• Short exercise:
Copy the listing below line for line, starting at its first line and ending with the line that has "winter_anzahl = [60, 134, 218, 209, 159, 168, 162]" in it. Add nothing.

• Data:
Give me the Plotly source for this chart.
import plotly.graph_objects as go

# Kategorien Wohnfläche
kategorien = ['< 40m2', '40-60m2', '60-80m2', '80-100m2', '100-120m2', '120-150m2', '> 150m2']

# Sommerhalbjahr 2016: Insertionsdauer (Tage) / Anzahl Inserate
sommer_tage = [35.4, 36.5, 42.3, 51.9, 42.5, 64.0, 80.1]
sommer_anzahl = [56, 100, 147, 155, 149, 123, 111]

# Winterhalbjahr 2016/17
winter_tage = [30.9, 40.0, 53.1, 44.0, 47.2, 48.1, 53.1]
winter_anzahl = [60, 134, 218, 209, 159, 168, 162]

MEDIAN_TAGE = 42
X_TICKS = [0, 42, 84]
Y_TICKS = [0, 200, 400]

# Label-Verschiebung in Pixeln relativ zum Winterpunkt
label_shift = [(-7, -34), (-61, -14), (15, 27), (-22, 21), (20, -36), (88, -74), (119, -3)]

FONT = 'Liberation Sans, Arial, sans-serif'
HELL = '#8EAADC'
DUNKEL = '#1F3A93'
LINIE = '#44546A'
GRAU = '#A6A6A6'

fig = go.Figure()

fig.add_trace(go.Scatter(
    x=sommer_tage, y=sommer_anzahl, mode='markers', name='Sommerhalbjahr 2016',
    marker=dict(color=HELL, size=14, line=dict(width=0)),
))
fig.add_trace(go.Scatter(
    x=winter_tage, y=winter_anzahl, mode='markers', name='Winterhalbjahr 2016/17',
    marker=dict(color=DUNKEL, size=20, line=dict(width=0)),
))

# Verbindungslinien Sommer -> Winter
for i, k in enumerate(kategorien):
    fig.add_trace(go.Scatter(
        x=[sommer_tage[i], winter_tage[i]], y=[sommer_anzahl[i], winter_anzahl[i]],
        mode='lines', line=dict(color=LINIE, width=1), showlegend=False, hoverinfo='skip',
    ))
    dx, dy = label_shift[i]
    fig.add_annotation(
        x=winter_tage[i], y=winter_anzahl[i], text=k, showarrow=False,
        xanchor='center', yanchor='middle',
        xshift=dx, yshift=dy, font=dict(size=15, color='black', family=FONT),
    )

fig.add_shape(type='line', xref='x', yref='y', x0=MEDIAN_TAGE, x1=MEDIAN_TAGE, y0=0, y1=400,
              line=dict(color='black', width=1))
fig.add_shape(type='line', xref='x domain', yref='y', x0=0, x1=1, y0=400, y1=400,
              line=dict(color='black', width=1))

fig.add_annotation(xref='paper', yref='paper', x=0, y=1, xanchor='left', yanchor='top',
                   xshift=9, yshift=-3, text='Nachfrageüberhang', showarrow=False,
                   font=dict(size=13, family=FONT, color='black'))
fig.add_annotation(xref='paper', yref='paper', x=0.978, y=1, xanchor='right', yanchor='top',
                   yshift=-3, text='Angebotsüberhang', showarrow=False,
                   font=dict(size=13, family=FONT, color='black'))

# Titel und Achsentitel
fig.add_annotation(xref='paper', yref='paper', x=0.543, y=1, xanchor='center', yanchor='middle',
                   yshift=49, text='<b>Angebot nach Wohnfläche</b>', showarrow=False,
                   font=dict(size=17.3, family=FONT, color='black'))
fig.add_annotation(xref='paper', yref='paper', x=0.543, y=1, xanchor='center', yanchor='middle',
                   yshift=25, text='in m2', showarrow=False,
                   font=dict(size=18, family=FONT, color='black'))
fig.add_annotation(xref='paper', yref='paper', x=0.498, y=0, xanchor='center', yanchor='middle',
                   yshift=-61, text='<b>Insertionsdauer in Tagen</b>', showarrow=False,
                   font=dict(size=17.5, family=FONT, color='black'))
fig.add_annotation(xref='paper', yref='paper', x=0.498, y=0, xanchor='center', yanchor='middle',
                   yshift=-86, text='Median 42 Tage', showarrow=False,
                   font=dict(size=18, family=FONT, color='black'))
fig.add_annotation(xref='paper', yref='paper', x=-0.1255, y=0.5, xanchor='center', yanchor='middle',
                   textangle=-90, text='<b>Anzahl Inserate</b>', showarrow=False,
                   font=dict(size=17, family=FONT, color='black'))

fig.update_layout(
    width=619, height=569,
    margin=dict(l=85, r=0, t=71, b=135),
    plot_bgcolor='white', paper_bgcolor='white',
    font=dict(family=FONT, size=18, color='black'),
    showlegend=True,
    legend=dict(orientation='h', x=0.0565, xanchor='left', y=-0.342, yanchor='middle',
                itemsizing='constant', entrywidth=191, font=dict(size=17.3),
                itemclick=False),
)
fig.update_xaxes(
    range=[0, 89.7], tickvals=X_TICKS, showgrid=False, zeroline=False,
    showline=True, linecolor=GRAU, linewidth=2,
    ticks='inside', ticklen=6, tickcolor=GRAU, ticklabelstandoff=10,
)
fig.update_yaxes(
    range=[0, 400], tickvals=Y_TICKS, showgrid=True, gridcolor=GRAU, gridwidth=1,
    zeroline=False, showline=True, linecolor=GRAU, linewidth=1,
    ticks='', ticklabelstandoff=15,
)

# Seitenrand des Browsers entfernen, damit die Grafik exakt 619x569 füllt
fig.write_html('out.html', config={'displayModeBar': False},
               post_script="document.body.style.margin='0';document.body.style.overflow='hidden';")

• Answer to the exercise:
Give me the Plotly source for this chart.
import plotly.graph_objects as go

# Kategorien Wohnfläche
kategorien = ['< 40m2', '40-60m2', '60-80m2', '80-100m2', '100-120m2', '120-150m2', '> 150m2']

# Sommerhalbjahr 2016: Insertionsdauer (Tage) / Anzahl Inserate
sommer_tage = [35.4, 36.5, 42.3, 51.9, 42.5, 64.0, 80.1]
sommer_anzahl = [56, 100, 147, 155, 149, 123, 111]

# Winterhalbjahr 2016/17
winter_tage = [30.9, 40.0, 53.1, 44.0, 47.2, 48.1, 53.1]
winter_anzahl = [60, 134, 218, 209, 159, 168, 162]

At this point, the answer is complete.